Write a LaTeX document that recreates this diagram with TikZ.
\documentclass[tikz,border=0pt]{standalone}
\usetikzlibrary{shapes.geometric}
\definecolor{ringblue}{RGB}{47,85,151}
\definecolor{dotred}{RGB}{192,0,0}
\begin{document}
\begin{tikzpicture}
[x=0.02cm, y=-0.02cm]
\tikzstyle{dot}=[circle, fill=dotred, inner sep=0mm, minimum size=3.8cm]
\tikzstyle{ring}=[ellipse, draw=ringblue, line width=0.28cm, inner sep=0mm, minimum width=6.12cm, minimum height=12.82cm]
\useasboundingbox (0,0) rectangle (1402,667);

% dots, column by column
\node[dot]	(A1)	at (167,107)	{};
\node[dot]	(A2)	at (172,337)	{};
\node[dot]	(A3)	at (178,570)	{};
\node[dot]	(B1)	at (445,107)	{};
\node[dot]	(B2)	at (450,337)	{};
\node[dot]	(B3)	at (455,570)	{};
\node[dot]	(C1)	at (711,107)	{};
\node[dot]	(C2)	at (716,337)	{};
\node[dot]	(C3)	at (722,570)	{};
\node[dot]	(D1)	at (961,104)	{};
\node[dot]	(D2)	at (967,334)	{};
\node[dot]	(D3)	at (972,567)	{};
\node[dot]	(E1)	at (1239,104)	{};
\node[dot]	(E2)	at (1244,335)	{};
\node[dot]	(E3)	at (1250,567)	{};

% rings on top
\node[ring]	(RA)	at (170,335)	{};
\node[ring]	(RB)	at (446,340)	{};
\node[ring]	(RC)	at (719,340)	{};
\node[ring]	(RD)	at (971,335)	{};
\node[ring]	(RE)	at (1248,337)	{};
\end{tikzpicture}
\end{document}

• • • • •

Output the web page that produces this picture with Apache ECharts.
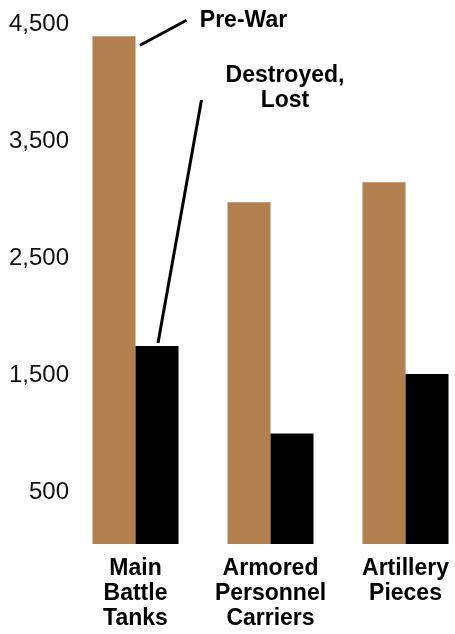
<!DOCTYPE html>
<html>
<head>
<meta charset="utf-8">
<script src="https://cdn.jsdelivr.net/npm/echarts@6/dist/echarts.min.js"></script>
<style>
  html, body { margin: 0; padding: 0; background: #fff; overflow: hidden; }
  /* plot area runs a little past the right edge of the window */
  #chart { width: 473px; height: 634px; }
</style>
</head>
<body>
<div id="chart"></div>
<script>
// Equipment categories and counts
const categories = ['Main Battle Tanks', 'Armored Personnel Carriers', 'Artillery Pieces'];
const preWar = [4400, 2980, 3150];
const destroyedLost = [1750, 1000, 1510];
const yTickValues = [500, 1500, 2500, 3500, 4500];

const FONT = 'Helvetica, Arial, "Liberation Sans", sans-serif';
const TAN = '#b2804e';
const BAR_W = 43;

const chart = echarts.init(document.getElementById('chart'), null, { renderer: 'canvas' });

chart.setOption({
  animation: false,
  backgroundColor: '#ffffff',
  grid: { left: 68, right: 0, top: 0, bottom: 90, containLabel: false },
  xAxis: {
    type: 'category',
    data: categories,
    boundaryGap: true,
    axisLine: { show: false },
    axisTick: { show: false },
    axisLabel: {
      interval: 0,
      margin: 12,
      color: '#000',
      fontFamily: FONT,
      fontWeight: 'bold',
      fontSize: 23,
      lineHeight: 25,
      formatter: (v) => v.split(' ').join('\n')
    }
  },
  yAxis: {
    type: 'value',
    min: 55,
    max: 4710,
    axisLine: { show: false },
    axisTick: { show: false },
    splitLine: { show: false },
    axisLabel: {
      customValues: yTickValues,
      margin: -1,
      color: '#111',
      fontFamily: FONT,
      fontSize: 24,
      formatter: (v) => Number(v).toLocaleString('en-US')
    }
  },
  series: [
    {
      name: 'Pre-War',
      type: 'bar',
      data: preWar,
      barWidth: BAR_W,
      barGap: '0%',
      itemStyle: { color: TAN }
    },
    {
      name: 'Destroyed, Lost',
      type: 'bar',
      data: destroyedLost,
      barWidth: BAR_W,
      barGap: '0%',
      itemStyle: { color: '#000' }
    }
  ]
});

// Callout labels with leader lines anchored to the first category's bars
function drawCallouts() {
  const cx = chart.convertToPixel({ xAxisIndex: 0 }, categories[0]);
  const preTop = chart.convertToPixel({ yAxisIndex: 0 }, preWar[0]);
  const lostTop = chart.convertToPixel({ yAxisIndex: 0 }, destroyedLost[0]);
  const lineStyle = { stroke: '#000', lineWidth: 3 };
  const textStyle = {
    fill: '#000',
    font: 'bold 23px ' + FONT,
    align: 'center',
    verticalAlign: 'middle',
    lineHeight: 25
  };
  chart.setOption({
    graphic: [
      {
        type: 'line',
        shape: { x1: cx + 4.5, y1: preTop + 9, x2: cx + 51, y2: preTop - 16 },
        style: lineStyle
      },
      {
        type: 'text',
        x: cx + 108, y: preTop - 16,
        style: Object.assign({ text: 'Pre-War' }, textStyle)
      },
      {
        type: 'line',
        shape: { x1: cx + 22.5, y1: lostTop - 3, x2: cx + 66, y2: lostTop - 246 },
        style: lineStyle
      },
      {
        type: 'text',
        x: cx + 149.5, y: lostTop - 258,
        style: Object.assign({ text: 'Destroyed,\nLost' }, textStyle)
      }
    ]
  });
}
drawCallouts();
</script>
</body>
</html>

• • • • •

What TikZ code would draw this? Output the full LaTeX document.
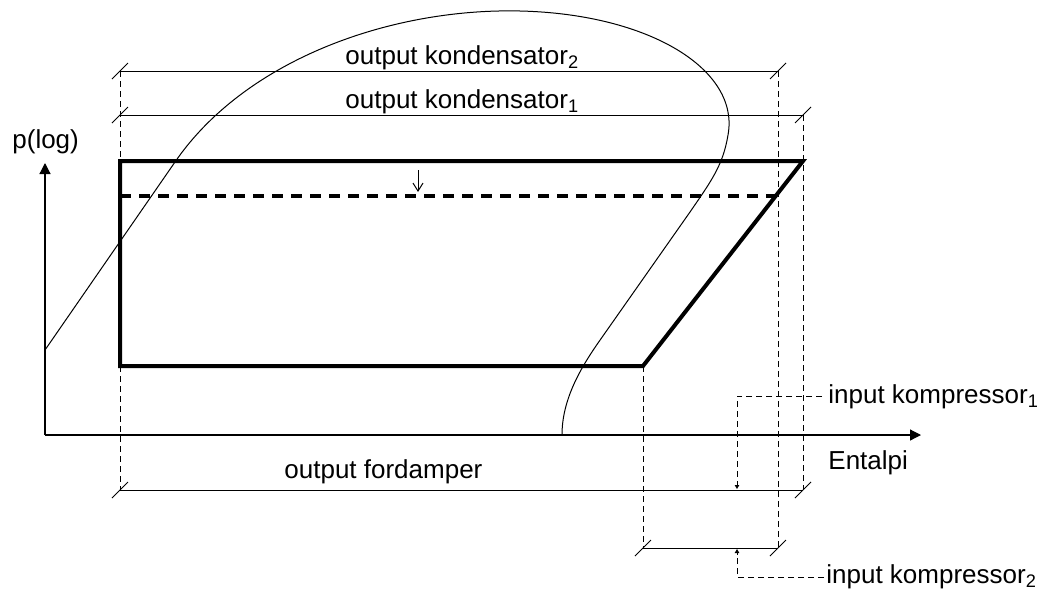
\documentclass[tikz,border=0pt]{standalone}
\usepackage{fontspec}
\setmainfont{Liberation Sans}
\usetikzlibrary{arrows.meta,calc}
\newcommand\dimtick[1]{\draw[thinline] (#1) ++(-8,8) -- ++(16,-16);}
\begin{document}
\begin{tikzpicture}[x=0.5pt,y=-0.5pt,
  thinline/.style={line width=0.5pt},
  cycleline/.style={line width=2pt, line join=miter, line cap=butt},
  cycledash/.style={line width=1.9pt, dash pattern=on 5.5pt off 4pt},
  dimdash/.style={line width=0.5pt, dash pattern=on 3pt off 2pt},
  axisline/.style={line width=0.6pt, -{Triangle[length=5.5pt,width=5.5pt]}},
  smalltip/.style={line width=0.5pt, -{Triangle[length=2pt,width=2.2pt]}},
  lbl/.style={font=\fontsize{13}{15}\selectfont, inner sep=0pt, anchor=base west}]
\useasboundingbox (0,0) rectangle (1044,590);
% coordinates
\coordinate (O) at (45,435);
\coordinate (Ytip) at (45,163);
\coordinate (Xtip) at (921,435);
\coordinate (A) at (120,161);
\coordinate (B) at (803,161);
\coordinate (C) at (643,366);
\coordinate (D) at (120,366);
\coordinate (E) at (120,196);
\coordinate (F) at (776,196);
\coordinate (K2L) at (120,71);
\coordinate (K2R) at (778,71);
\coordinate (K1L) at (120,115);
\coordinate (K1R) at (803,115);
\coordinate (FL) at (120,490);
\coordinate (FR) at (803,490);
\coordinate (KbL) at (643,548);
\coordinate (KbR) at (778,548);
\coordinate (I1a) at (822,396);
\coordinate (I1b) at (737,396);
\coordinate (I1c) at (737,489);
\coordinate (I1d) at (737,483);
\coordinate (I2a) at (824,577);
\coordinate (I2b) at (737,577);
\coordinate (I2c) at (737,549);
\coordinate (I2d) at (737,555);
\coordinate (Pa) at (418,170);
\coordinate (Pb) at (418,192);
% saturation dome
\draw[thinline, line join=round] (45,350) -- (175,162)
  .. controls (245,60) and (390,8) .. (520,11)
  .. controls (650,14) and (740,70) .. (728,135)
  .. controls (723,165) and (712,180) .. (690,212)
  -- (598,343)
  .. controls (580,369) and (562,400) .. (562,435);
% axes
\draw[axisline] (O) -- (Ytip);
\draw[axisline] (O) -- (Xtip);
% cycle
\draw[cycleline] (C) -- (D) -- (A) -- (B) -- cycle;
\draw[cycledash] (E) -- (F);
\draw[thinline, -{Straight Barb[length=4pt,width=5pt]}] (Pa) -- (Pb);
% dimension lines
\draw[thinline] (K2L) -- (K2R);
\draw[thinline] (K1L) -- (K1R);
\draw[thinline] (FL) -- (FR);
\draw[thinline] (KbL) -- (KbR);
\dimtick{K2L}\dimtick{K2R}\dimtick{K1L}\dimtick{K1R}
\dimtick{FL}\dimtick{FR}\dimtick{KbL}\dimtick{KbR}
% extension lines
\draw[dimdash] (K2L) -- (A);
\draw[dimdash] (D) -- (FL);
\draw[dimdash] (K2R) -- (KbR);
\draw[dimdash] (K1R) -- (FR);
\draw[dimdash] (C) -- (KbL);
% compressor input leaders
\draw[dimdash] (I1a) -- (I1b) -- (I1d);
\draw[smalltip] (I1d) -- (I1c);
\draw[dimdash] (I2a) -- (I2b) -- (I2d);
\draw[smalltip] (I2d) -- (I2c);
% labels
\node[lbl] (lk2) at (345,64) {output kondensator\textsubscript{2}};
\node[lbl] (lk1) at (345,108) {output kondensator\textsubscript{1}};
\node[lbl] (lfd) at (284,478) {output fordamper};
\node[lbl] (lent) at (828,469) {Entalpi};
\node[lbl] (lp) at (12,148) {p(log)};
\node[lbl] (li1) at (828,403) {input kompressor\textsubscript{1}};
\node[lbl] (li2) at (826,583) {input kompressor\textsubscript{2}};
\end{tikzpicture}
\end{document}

• • • • •

Task
Find and count the lines of the data that include the string "with", and report that figure by itself.

Full solution
3